Su vasta lucidez y comprensión respecto de la dimensión del ejercicio de la filosofía, que cobra una de sus formas más elevadas en la crítica, permite la recuperación de una lectura que distingue y vincula los varios aspectos en que se juega aquel territorio de lo real, situándonos ante una mirada más profunda de su situación, sus prácticas, sus alcances y sus posibilidades. ¿Qué es lo que caracteriza principalmente a una sociedad liberal democrática? Desde la asunción del rigor teórico que acompaña a su obra, Villoro lleva a cabo una exploración cuidadosa y atenta de la cuestión de la democracia, matizando y sopesando los elementos implicados en ella, problematizando el esquema de valor admitido por el consenso más o menos general en esa forma de asociación humana. Con ello nuestro filósofo hace recordar que se trata de la preservación de los derechos individuales derivando en la protección de la vida privada, permitiendo el pliegue de cada individuo a la zona de la vida personal y familiar, al aseguramiento de sus intereses particulares y al desentendimiento de los colectivos. Con ello aparecen realmente dispuestas las tendencias privativas de esas modalidades de la vida social liberal, en prácticas de competencia universal: pugna incesante en los espacios del mercado, del mundo profesional, de la política.8 Un escenario asaltado frecuentemente por interpretaciones y usos deformados de la democracia y de la justicia.

Porque como bien señala Villoro a propósito de las sociedades democráticas occidentales: "En la moralidad social efectiva se recogen ideas éticas, pero se reinterpretan y adaptan a los intereses particulares tejidos en las relaciones concretas de poder".9 La incorporación del problema del poder hace ver que la democracia ejercida en las sociedades liberales no es tan aséptica como se entiende en el supuesto esgrimido por Rorty, en el sentido de que bastan las convicciones de los componentes humanos traducidas en acuerdos sobre cuestiones de procedimiento, lo que se debe hacer para marchar juntos, debido a que pertenecen a un mismo cuerpo de tradiciones y enfrentan problemas que les son comunes, para derivar que hay ahí una práctica apropiada de la democracia. Pero si se toma en consideración el estado de competencia que priva en esas sociedades, el deseo de sobresalir las más de las veces traducido en afán excesivo, ¿no impone la disolución o fragmentación de la vida en común, la confrontación de intereses particulares que restringe a su mínima expresión la conciencia de pertenencia a un mismo ámbito social, instalando la prioridad del interés personal sobre el colectivo? El ideal de justicia al que apela Rorty tiende a desvanecerse. Las relaciones de dominación instaladas por la libertad individual y la competencia desbordan esa tentativa de conversión de la justicia en primera virtud.

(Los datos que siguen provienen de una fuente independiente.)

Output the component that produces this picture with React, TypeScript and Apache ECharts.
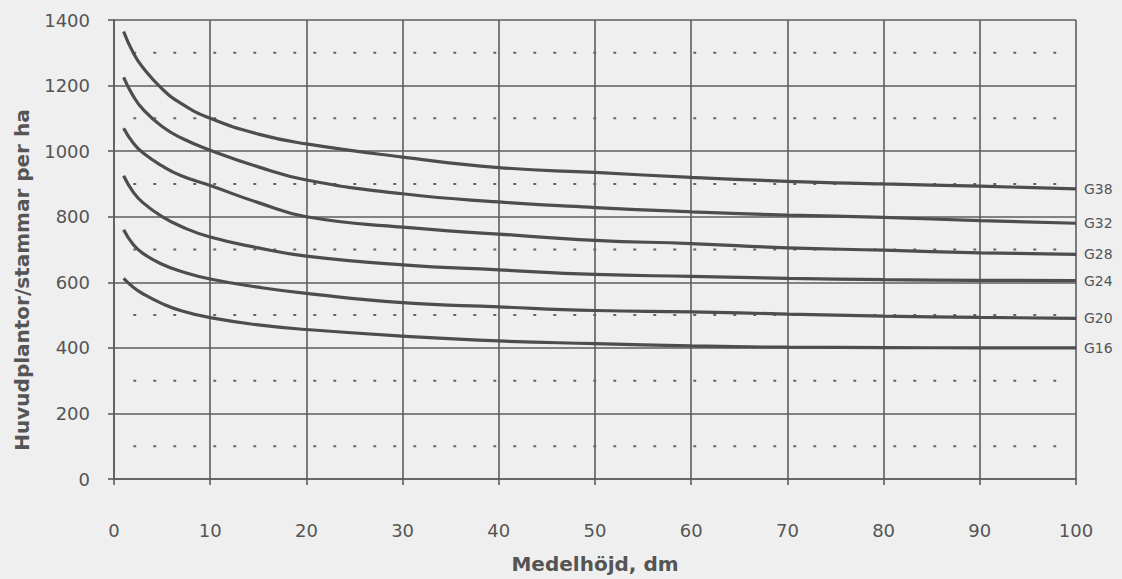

En las instituciones de una sociedad liberal a pesar de que aparece cierto reconocimiento a la igualdad, la equidad de los que conforman su componente humano, no todos ellos están ante las mismas condiciones de posibilidad de acceso a esa situación, su composición estratificada desplaza hacia espacios de exclusión en esas formas de vida a la mayor parte de su componente humano social, trazando límites rigurosos a la posibilidad de su participación en la cosa pública, reduciéndola a la inercia de un mero ejercicio de emisión de sufragios al margen del desarrollo una conciencia valorativa sobre las ofertas y opciones políticas en juego.10 Entonces ese equilibrio reflexivo invocado por Rorty aparece siendo sólo facultad exclusiva de una minoría que representa, administra y resuelve, desde su posición cupular, lo que es bueno, adecuado y valioso para el conjunto de la sociedad.